Hermann - Le Lombard / Charles Robin

ENTRETIEN - Le dessinateur belge était de passage à Paris début décembre. BFMTV.com l’a rencontré pour évoquer avec lui sa foisonnante actualité.

Depuis la création du Festival International de la Bande Dessinée d’Angoulême (FIBD), seuls quatre Belges ont reçu le Grand Prix: Franquin (Spirou), Jijé (Jerry Spring), François Schuiten (Les Cités obscures) et Hermann, l’année dernière. "C’est un peu étonnant, hein?", lance malicieusement ce dernier, lors d’une rencontre début décembre dans un café de la place de la Bastille. Hermann connaît bien le FIBD. Il a participé en 1973 à la première édition. Aujourd’hui, le voyage le fatigue. Et le festival a bien changé. "C’est devenu un hypermarché, une grande foire", lance-t-il.

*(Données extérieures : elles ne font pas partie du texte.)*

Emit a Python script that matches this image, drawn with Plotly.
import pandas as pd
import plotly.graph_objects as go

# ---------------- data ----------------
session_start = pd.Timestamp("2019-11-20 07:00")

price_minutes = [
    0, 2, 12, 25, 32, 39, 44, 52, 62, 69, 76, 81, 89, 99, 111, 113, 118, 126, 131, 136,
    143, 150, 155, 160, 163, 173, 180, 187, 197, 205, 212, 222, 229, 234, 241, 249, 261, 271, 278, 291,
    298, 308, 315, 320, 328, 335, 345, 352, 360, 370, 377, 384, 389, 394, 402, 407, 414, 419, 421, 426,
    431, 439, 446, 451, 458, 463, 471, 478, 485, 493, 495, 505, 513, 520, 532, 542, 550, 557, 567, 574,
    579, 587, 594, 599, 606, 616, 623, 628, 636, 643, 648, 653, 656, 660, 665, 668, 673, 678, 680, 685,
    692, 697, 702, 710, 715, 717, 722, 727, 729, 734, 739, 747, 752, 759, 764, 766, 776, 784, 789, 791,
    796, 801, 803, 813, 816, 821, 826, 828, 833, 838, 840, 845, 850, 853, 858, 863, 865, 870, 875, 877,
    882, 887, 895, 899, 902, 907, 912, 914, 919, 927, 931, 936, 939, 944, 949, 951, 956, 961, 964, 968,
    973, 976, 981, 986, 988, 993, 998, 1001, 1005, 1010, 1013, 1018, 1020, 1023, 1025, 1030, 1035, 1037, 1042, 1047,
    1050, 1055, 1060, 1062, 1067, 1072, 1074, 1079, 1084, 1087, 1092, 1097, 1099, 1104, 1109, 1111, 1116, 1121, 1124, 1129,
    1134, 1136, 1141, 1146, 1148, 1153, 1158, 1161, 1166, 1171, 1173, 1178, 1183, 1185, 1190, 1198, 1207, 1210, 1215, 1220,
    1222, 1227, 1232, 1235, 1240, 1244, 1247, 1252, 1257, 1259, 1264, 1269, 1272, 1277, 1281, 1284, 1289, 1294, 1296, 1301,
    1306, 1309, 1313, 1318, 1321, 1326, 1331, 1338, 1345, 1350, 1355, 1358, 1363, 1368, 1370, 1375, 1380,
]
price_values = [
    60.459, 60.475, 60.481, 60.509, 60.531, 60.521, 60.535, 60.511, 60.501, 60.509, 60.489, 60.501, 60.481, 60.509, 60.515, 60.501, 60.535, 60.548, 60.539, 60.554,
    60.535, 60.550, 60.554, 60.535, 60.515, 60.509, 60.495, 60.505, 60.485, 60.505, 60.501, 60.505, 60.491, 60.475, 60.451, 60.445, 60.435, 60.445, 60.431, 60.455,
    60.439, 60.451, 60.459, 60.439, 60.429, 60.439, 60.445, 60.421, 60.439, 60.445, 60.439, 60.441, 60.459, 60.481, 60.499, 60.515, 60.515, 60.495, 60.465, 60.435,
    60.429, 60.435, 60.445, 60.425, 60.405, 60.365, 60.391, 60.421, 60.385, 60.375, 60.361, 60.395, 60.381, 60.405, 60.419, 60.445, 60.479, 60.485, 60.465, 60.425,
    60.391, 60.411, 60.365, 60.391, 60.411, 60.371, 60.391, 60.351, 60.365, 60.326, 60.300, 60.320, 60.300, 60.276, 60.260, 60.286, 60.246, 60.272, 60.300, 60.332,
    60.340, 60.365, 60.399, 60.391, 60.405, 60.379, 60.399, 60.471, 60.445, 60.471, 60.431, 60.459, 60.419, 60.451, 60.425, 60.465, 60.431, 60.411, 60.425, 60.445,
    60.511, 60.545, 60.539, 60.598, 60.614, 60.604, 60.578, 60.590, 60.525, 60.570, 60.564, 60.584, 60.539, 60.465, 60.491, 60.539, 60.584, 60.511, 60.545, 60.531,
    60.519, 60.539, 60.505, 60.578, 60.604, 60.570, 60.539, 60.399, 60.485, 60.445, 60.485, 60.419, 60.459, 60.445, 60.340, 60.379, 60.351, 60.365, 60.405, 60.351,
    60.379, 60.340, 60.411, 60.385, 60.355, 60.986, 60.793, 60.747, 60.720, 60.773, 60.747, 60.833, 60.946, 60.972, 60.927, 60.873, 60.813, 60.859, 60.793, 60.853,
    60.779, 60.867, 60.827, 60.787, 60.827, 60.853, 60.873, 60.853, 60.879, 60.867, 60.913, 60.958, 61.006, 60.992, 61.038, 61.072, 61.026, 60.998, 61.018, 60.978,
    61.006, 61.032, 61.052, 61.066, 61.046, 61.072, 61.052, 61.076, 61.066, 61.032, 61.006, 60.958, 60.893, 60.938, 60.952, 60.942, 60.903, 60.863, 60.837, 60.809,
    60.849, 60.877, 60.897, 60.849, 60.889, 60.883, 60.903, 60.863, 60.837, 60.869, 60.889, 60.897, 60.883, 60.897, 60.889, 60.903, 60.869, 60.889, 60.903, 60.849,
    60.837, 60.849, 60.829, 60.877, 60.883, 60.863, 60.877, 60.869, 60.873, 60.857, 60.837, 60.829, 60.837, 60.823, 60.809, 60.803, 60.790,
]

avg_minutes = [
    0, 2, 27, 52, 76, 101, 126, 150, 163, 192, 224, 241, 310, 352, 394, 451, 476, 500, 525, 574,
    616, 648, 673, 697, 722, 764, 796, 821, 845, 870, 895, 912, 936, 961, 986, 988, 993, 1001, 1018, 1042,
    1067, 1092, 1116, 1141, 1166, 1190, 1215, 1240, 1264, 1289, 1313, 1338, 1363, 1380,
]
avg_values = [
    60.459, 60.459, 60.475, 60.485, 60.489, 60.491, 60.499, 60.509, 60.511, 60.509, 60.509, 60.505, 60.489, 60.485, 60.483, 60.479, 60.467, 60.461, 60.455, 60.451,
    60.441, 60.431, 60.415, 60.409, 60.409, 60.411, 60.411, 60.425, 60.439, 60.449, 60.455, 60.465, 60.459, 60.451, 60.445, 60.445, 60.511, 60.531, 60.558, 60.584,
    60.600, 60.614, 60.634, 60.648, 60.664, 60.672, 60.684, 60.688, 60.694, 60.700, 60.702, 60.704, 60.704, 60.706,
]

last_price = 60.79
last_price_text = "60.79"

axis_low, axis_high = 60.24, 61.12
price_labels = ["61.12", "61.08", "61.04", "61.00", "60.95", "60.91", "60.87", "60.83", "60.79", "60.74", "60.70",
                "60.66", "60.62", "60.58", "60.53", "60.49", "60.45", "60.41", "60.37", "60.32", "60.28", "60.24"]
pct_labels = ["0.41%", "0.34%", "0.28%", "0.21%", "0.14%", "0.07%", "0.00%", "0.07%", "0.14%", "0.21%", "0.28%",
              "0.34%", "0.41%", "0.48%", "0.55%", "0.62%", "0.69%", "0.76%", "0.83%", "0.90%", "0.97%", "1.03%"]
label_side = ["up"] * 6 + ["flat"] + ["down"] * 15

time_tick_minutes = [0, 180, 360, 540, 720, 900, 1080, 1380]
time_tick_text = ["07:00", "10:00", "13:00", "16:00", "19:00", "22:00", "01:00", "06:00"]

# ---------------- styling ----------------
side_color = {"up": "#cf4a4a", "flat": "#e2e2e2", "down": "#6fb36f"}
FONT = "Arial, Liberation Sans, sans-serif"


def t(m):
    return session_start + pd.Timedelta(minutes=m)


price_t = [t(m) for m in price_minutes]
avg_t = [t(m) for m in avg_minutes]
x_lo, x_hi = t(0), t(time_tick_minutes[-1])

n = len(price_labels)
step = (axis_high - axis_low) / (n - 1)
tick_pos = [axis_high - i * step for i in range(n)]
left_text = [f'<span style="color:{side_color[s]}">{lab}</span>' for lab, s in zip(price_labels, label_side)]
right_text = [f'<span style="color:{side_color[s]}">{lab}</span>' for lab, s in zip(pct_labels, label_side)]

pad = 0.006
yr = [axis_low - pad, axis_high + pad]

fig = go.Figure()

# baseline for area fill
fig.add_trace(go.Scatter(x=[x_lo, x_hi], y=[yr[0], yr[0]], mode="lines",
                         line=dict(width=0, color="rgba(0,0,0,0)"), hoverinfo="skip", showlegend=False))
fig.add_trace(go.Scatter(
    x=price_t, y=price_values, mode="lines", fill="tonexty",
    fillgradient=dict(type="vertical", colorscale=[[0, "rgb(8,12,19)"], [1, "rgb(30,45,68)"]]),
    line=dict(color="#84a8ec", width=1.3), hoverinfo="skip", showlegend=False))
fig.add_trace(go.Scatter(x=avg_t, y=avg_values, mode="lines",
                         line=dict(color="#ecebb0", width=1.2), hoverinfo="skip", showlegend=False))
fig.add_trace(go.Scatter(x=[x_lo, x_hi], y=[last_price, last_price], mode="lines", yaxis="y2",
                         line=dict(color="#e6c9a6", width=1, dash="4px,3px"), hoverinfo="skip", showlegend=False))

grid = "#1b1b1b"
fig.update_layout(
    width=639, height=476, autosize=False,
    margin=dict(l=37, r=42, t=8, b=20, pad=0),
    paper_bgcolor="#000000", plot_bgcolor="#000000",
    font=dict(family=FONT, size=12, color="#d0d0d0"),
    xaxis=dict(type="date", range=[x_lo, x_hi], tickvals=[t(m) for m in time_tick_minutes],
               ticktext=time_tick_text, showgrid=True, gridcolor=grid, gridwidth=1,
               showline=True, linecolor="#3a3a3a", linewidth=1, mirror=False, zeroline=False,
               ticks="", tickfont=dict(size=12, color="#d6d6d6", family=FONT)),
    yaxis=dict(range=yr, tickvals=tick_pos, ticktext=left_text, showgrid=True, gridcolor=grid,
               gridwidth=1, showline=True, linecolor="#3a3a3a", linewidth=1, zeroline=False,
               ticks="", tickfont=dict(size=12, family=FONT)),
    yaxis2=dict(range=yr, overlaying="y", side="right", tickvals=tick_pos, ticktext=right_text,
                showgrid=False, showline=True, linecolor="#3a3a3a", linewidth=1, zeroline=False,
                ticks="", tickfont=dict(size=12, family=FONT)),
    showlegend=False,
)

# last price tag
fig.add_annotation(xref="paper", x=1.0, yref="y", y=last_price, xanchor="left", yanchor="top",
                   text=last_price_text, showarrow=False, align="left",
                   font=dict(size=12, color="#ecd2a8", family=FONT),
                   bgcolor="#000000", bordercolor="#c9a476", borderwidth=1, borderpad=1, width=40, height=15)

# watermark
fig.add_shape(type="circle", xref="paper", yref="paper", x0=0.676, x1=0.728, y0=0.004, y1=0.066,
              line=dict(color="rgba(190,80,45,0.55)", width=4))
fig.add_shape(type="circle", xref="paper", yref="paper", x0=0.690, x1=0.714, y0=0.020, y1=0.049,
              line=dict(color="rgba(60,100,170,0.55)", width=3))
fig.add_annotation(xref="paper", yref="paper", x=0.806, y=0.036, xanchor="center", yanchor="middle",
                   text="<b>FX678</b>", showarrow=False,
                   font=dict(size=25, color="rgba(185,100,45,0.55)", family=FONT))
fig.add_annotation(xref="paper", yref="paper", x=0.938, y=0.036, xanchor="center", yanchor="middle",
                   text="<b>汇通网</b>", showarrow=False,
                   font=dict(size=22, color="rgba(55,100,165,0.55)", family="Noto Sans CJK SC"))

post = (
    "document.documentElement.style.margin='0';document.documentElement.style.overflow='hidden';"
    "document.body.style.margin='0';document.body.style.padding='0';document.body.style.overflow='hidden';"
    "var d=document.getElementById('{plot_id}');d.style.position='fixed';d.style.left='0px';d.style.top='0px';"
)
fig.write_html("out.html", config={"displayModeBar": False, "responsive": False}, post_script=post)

Affiche du Festival International de la Bande Dessinée d'Angoulême
Affiche du Festival International de la Bande Dessinée d'Angoulême © -

Il s’y rendra tout de même cette année. Sa prolifique oeuvre (plus d’une centaine d’albums en 50 ans de carrière!), dont les titres les plus réputés vont du western Comanche à la série post-apocalyptique Jeremiah, sera célébrée lors d’une grande exposition, Hermann, le naturaliste. L’intéressé n’est guère intrigué par celle-ci: "Mon exposition n’a aucun intérêt pour moi. Il n’y a que la présentation qui peut être intéressante. Voir mes travaux ne m’intéresse pas…", explique-t-il en osant une métaphore: "C’est comme un sauteur à la perche. Tous les jours, il fait 5 mètres 50. Mais ça ne l’intéresse plus. Ce qu’il veut faire maintenant c’est 5 mètres 55."

Hermann est un éternel insatisfait. "C’est de la lucidité", dit-il. "J’arrive rarement au résultat que je poursuis. Cette insatisfaction me motive à continuer. Si vous arrivez au but, il n’y a plus de raison de continuer. Je n’ai pas d’album préféré. Dans chaque album, il y a des trucs qui sont bien et d’autres qui sont moins bien." Alors il travaille d’arrache-pied, sept jours sur sept. Il existe pourtant bien un album qu’il affectionne plus que tous les autres: On a tué Wild Bill, un one-shot publié en 1999. Cet album, très influencé par Little Big Man avec Dustin Hoffman, est selon lui son meilleur western, son "plus plausible": "Il y a de la violence, mais pas d’étalage".

Justement, la violence, son oeuvre tout entière en est imprégnée. A tel point que certains l’ont accusé d’être complaisant, voire réactionnaire. A ces critiques, Hermann préfère rappeler qu’il sonde la noirceur de l’âme humaine: "Je suis politiquement incorrect. Je n’ai pas le temps de me faire aimer par tout le monde." A Angoulême, l’accent sera également placé sur un autre aspect de son oeuvre: son goût pour la nature, les paysages et les animaux. "Je suis un amoureux de la nature", explique-t-il. "Dessiner des histoires qui se passent dans des bâtiments comme celui qui est en face de nous [il désigne l’Opéra Bastille, ndlr] ne m’intéresse pas. Dessiner des bagnoles dans des rues modernes, je peux le faire une ou deux fois, mais ça me fait chier. Il n’y a pas de sensualité. Tandis que dans la nature …"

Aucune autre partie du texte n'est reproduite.